White House and Republicans Play Fiscal Tag Team
The Obama administration and Republican congressional leaders “are pushing essentially the same solutions” to the so-called fiscal cliff problem. “Nobody on either side is talking about the military budget” or “serious taxation of billionaires; in fact, both sides are talking about cutting corporate taxes,” said David Swanson, publisher of the influential website War Is a Crime. “You don’t really have opposition between these two parties, you have agreement,” he said.
Arne Duncan Must Go
Black and progressive educators should push for Secretary of Education Arne Duncan to be replaced early in Obama’s second term, said Dr. Sam Anderson, of New York City’s Independent Commission on Public Education. The concept of education as a “human right is historically rooted in our struggle to be free in this country, as Black people,” said Anderson.
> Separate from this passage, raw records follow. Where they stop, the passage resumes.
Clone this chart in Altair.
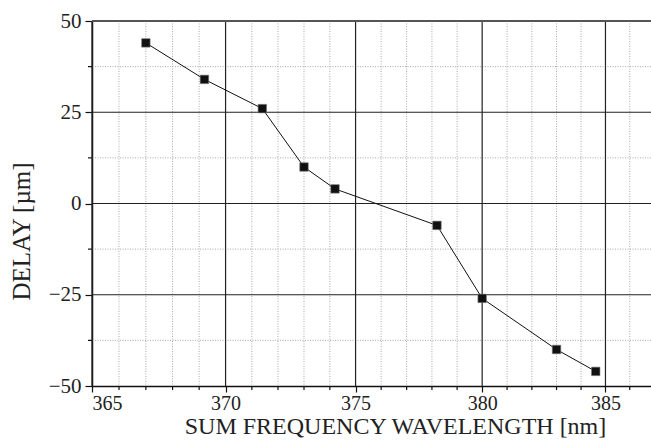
import altair as alt
import pandas as pd

# Data
wavelength = [367.0, 369.2, 371.4, 373.0, 374.2, 378.2, 380.0, 383.0, 384.6]
delay = [44, 34, 26, 10, 4, -6, -26, -40, -46]

major_x = [365, 370, 375, 380, 385]
minor_x = [366, 367, 368, 369, 371, 372, 373, 374, 376, 377, 378, 379,
           381, 382, 383, 384, 386]
major_y = [-50, -25, 0, 25, 50]
minor_y = [-37.5, -12.5, 12.5, 37.5]

df = pd.DataFrame({"wl": wavelength, "delay": delay})
dmx = pd.DataFrame({"v": major_x})
dnx = pd.DataFrame({"v": minor_x})
dmy = pd.DataFrame({"v": [-25, 0, 25]})
dny = pd.DataFrame({"v": minor_y})
dtop = pd.DataFrame({"v": [50]})

W, H = 559, 365
xscale = alt.Scale(type="pow", exponent=-1, domain=[365, 386.88], nice=False, zero=False)
yscale = alt.Scale(domain=[-50, 50], nice=False, zero=False)

FONT = "Liberation Serif"

xaxis = alt.Axis(
    values=major_x,
    title="SUM FREQUENCY WAVELENGTH [nm]",
    format="d",
    grid=False,
    tickSize=6,
    tickColor="#111",
    tickWidth=1.2,
    domainColor="#111",
    domainWidth=1.5,
    labelFontSize=20,
    labelColor="#222",
    labelPadding=1,
    labelFont=FONT,
    titleFont=FONT,
    titleFontSize=24,
    titleFontWeight="normal",
    titleColor="#222",
    titleX=303,
    titleY=47,
    titleAlign="center",
    titleBaseline="alphabetic",
    labelOverlap=False,
)
yaxis = alt.Axis(
    values=major_y,
    title="DELAY [µm]",
    grid=False,
    tickSize=7,
    tickColor="#111",
    tickWidth=1.2,
    domainColor="#111",
    domainWidth=1.5,
    labelFontSize=21,
    labelColor="#222",
    labelPadding=4,
    labelFont=FONT,
    titleFont=FONT,
    titleFontSize=25,
    titleFontWeight="normal",
    titleColor="#222",
    titleAngle=-90,
    titleX=-71,
    titleY=210,
    titleAlign="center",
    titleBaseline="middle",
    labelOverlap=False,
)

minor_vx = alt.Chart(dnx).mark_rule(color="#aaaaaa", strokeDash=[1, 1.5], strokeWidth=1).encode(
    x=alt.X("v:Q", scale=xscale, axis=xaxis))
minor_hy = alt.Chart(dny).mark_rule(color="#aaaaaa", strokeDash=[1, 1.5], strokeWidth=1).encode(
    y=alt.Y("v:Q", scale=yscale, axis=yaxis))
major_vx = alt.Chart(dmx).mark_rule(color="#222222", strokeWidth=1.2).encode(
    x=alt.X("v:Q", scale=xscale, axis=xaxis))
major_hy = alt.Chart(dmy).mark_rule(color="#222222", strokeWidth=1.2).encode(
    y=alt.Y("v:Q", scale=yscale, axis=yaxis))
top_line = alt.Chart(dtop).mark_rule(color="#555555", strokeWidth=2.2).encode(
    y=alt.Y("v:Q", scale=yscale, axis=yaxis))

# minor tick marks outside the plot area
minor_tick_x = alt.Chart(dnx).mark_rule(color="#111111", strokeWidth=1.2).encode(
    x=alt.X("v:Q", scale=xscale, axis=xaxis), y=alt.value(H), y2=alt.value(H + 4))
minor_tick_y = alt.Chart(dny).mark_rule(color="#111111", strokeWidth=1.2).encode(
    y=alt.Y("v:Q", scale=yscale, axis=yaxis), x=alt.value(-4), x2=alt.value(0))

line = alt.Chart(df).mark_line(color="#111111", strokeWidth=1).encode(
    x=alt.X("wl:Q", scale=xscale, axis=xaxis),
    y=alt.Y("delay:Q", scale=yscale, axis=yaxis),
    order="wl:Q",
)
points = alt.Chart(df).mark_point(shape="square", filled=True, size=72, color="#111111",
                                  opacity=1, stroke="#777777", strokeWidth=0.6).encode(
    x=alt.X("wl:Q", scale=xscale, axis=xaxis),
    y=alt.Y("delay:Q", scale=yscale, axis=yaxis),
)

chart = alt.layer(minor_vx, minor_hy, major_vx, major_hy, top_line,
                  minor_tick_x, minor_tick_y, line, points).properties(
    width=W, height=H,
    padding={"left": 92, "top": 21, "right": 0, "bottom": 62},
    autosize=alt.AutoSizeParams(type="none"),
    background="white",
).configure_view(stroke=None)

chart.save("out.html", embed_options={"renderer": "svg", "actions": False})
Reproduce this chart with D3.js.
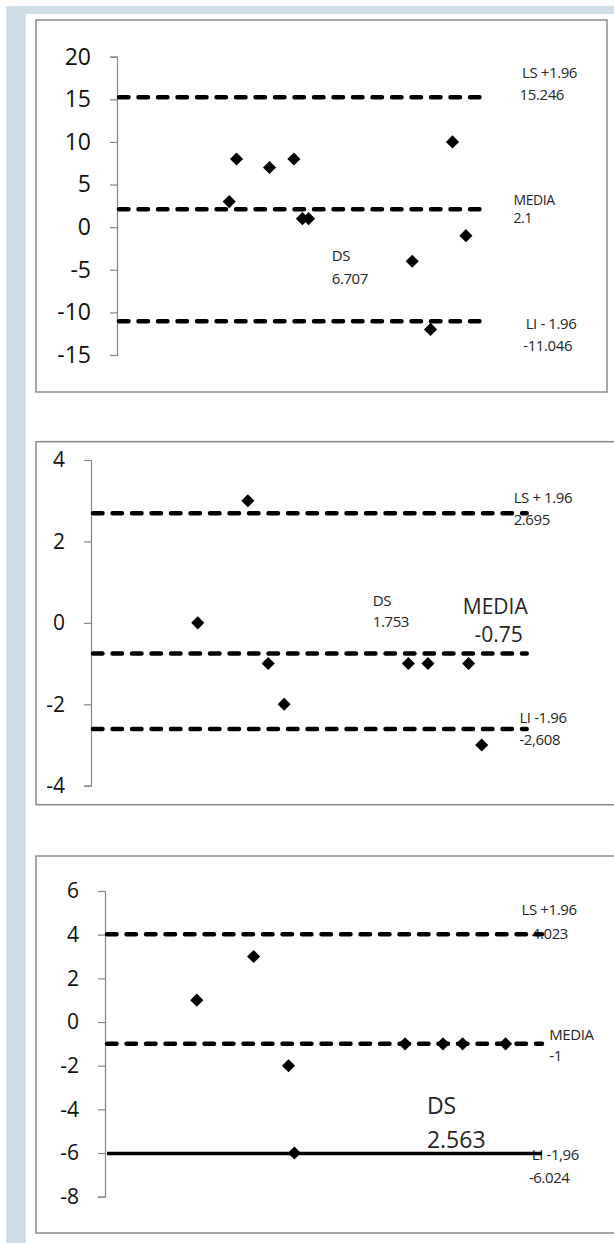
<!DOCTYPE html>
<html>
<head>
<meta charset="utf-8">
<script src="https://cdn.jsdelivr.net/npm/d3@7"></script>
<style>
  body { margin: 0; background: #fff; }
  svg { display: block; font-family: 'Open Sans', sans-serif; }
</style>
</head>
<body>
<div id="chart"></div>
<script>
// panel 1 : differences vs mean
const panel1X = [9.2, 9.8, 12.5, 14.5, 15.2, 15.7, 24.2, 25.7, 27.5, 28.6];
const panel1Y = [3, 8, 7, 8, 1, 1, -4, -12, 10, -1];
const panel1Ticks = [20, 15, 10, 5, 0, -5, -10, -15];
const panel1Limits = [15.246, 2.1, -11.046];
const panel1Notes = ['LS +1.96', '15.246', 'MEDIA', '2.1', 'LI - 1.96', '-11.046', 'DS', '6.707'];

// panel 2
const panel2X = [7.35, 10.8, 12.2, 13.3, 21.85, 23.2, 26.0, 26.9];
const panel2Y = [0, 3, -1, -2, -1, -1, -1, -3];
const panel2Ticks = [4, 2, 0, -2, -4];
const panel2Limits = [2.695, -0.75, -2.608];
const panel2Notes = ['LS + 1.96', '2.695', 'MEDIA', '-0.75', 'LI -1.96', '-2,608', 'DS', '1.753'];

// panel 3
const panel3X = [6.3, 10.2, 12.6, 13.0, 20.6, 23.2, 24.55, 27.5];
const panel3Y = [1, 3, -2, -6, -1, -1, -1, -1];
const panel3Ticks = [6, 4, 2, 0, -2, -4, -6, -8];
const panel3Limits = [4.023, -1, -6.024];
const panel3Notes = ['LS +1.96', '4.023', 'MEDIA', '-1', 'LI -1,96', '-6.024', 'DS', '2.563'];

const width = 614;
const height = 1243;

// layout of each panel (pixels) and where the notes sit (in data units)
const panels = [
  {
    xs: panel1X, ys: panel1Y, ticks: panel1Ticks, limits: panel1Limits, notes: panel1Notes,
    box: { x: 36, y: 20, w: 571, h: 372 },
    xRange: [117, 483], yRange: [355, 56.7], yDomain: [-15, 20], tickFont: 23,
    lineEnds: [30, 30.5, 30], solid: [false, false, false],
    notePos: [[33.2, 17.5], [33.0, 14.9], [32.5, 2.55], [32.5, 0.5], [33.5, -11.93], [33.3, -14.52], [17.6, -3.93], [17.6, -6.63]],
    noteSize: [15, 15, 14, 14, 15, 15, 15, 15]
  },
  {
    xs: panel2X, ys: panel2Y, ticks: panel2Ticks, limits: panel2Limits, notes: panel2Notes,
    box: { x: 36, y: 441.7, w: 600, h: 363 },
    xRange: [91, 526.7], yRange: [785.7, 460], yDomain: [-4, 4], tickFont: 21,
    lineEnds: [30, 30, 30], solid: [false, false, false],
    notePos: [[29.1, 2.94], [29.1, 2.40], [25.6, 0.22], [26.4, -0.46], [29.5, -2.46], [29.5, -3.0], [19.4, 0.41], [19.4, -0.10]],
    noteSize: [15, 15, 21, 21, 15, 15, 15, 15]
  },
  {
    xs: panel3X, ys: panel3Y, ticks: panel3Ticks, limits: panel3Limits, notes: panel3Notes,
    box: { x: 36, y: 856, w: 600, h: 377 },
    xRange: [105, 542], yRange: [1196.7, 891], yDomain: [-8, 6], tickFont: 21,
    lineEnds: [30, 30, 30], solid: [false, false, true],
    notePos: [[28.6, 4.88], [29.3, 3.80], [30.5, -0.81], [30.5, -1.80], [29.3, -6.30], [29.1, -7.37], [22.1, -4.20], [22.1, -5.77]],
    noteSize: [15, 15, 15, 15, 15, 15, 23, 23]
  }
];

const svg = d3.select('#chart')
  .append('svg')
  .attr('width', width)
  .attr('height', height);

// light blue page frame
svg.append('rect').attr('x', 6).attr('y', 6).attr('width', 20).attr('height', height - 6).attr('fill', '#cfdde7');
svg.append('rect').attr('x', 6).attr('y', 6).attr('width', width - 6).attr('height', 8).attr('fill', '#cfdde7');

const diamond = d3.symbol(d3.symbolSquare, 86);

panels.forEach((p) => {
  const g = svg.append('g');

  g.append('rect')
    .attr('x', p.box.x)
    .attr('y', p.box.y)
    .attr('width', p.box.w)
    .attr('height', p.box.h)
    .attr('fill', '#fff')
    .attr('stroke', '#8a8a8a')
    .attr('stroke-width', 1.5);

  const xScale = d3.scaleLinear().domain([0, 30]).range(p.xRange);
  const yScale = d3.scaleLinear().domain(p.yDomain).range(p.yRange);

  // y axis, plain hyphen for negatives like the original
  const axis = g.append('g')
    .attr('transform', `translate(${p.xRange[0]}, 0)`)
    .call(d3.axisLeft(yScale).tickValues(p.ticks).tickSize(7).tickPadding(19).tickFormat((d) => String(d)));
  axis.selectAll('path, line').attr('stroke', '#868686').attr('stroke-width', 1.2);
  axis.selectAll('text')
    .attr('font-family', "'Open Sans', sans-serif")
    .attr('font-size', p.tickFont)
    .attr('fill', '#111');

  // notes (drawn before lines so the line ends run over them)
  g.selectAll('text.note')
    .data(p.notes)
    .join('text')
    .attr('class', 'note')
    .attr('x', (d, i) => xScale(p.notePos[i][0]))
    .attr('y', (d, i) => yScale(p.notePos[i][1]))
    .attr('font-size', (d, i) => p.noteSize[i])
    .attr('letter-spacing', (d, i) => (p.noteSize[i] < 18 ? -0.4 : 0))
    .attr('fill', '#262626')
    .text((d) => d);

  // mean and limits of agreement
  g.selectAll('line.limit')
    .data(p.limits)
    .join('line')
    .attr('class', 'limit')
    .attr('x1', xScale(0) + 2)
    .attr('x2', (d, i) => xScale(p.lineEnds[i]))
    .attr('y1', (d) => yScale(d))
    .attr('y2', (d) => yScale(d))
    .attr('stroke', '#000')
    .attr('stroke-width', (d, i) => (p.solid[i] ? 3.5 : 4.5))
    .attr('stroke-linecap', (d, i) => (p.solid[i] ? 'butt' : 'round'))
    .attr('stroke-dasharray', (d, i) => (p.solid[i] ? null : '9.5,10'));

  // points
  g.selectAll('path.pt')
    .data(p.ys)
    .join('path')
    .attr('class', 'pt')
    .attr('d', diamond)
    .attr('transform', (d, i) => `translate(${xScale(p.xs[i])}, ${yScale(d)}) rotate(45)`)
    .attr('fill', '#000');
});
</script>
</body>
</html>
Bill Clinton Most to Blame for Congo “Holocaust”
Millions of Congolese have died since 1996 due to policies set in motion by President Bill Clinton, said Prof. Yaa Lengi, of the Congo Coalition. Neighboring Uganda and Rwanda “are always coming up with schemes to foment chaos in eastern Congo” in order to exploit the region’s mineral resources. “Cell phones, lap tops, flat screen TVs – all those gadgets need the minerals of the Congo,” said coalition organizer William Misezuel.
More Bad News for Congo: Oil
“Of late there’s been a major oil discovery in Congo, which makes it even more attractive” to outsiders, said Dr. Gerald Horne, professor of history and African American Studies at the University of Houston. “The United States needs to put more pressure on the Rwandan and Ugandan regimes,” since Washington “is the puppeteer” of the relationship. Dr. Horne spoke on Regent Radio’s Saturday Morning Show, in Toronto, Canada.
UN Fails Haiti on Rights
A report by the Paris-based Federation of Human Rights charges the United Nations with failing to take responsibility for causing the cholera epidemic in Haiti, and with inflicting other human rights violations on the occupied nation. In addition to spreading cholera, UN troops have “violated Haitians’ rights in various ways, from rapes to extrajudicial killings,” said Dan Beeton, of the Center for Economic and Policy Research, in Washington. The UN recently extended its occupation troops’ mandate for another year.